Find how many lines contain the word "matplotlib" and state that number alone.
[start of AVAILABLE DATA]
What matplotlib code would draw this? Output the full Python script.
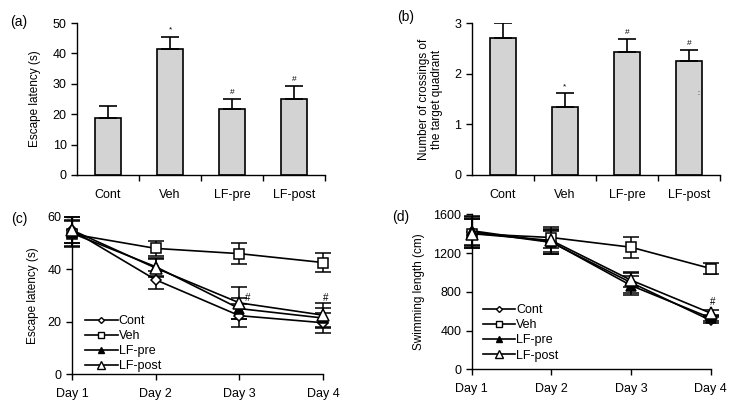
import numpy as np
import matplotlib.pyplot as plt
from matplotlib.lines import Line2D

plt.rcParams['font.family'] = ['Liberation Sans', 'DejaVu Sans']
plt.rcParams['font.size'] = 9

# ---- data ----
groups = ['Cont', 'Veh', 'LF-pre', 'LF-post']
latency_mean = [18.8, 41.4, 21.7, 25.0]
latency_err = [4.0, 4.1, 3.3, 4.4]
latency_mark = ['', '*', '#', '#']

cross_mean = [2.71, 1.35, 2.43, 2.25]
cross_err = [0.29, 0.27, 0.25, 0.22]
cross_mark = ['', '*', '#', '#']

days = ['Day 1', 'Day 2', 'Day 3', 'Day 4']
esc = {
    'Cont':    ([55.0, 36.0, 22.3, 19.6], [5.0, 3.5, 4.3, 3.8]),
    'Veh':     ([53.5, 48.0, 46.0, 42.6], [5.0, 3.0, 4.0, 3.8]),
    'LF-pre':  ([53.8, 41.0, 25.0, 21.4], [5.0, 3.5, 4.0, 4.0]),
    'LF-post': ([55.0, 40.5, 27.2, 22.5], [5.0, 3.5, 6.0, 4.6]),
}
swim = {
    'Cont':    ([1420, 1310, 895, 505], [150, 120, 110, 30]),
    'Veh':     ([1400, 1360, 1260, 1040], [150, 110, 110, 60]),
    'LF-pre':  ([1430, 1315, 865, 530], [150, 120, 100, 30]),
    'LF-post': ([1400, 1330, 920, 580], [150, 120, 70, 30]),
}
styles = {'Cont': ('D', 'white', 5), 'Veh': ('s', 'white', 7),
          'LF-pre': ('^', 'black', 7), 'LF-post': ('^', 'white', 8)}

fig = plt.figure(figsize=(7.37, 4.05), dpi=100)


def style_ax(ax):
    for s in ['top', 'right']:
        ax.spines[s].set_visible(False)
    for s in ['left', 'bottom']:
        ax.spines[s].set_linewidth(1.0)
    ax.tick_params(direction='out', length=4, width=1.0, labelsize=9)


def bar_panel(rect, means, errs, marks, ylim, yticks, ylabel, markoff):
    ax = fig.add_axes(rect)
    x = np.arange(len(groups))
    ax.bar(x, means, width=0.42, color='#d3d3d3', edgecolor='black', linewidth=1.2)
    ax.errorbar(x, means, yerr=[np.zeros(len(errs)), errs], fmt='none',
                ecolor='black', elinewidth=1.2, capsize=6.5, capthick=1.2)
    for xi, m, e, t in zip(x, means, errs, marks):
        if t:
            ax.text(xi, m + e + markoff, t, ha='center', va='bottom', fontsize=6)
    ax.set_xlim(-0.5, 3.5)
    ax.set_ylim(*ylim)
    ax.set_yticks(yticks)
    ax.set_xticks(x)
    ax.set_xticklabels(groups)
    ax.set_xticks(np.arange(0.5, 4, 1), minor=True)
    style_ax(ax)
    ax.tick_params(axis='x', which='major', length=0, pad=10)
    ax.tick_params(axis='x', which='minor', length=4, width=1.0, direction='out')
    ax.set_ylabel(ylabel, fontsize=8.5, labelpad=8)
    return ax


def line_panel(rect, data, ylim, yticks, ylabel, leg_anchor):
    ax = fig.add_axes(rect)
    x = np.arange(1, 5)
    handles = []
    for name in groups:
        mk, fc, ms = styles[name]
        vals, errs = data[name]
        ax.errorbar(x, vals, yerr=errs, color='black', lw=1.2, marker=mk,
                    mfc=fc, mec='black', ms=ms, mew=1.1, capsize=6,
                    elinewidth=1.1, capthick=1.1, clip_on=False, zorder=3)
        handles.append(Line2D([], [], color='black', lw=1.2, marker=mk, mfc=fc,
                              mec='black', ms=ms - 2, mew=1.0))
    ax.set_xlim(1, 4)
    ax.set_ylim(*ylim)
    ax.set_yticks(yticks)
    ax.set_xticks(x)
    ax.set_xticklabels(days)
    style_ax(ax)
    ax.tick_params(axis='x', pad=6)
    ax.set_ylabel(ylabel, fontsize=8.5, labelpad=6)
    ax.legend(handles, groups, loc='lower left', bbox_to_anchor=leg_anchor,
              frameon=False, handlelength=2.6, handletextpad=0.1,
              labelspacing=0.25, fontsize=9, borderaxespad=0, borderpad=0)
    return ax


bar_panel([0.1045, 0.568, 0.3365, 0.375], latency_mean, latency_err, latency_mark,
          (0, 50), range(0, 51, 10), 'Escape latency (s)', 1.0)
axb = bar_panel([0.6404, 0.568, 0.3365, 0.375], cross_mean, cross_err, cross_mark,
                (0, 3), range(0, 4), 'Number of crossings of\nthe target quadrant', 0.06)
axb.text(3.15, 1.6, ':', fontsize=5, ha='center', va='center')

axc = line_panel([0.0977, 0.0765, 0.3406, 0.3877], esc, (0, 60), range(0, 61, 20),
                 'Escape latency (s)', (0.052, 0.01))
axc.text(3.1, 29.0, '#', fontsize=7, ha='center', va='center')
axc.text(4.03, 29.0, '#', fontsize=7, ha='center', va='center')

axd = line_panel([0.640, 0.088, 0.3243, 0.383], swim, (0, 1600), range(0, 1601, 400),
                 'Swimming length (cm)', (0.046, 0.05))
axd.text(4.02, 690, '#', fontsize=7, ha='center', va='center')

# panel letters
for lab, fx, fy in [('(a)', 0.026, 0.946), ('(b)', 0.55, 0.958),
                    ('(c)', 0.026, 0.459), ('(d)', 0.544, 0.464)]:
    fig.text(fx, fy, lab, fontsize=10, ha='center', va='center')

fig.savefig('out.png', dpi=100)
[end of AVAILABLE DATA]
▶ [EXERCISE ANSWER] 3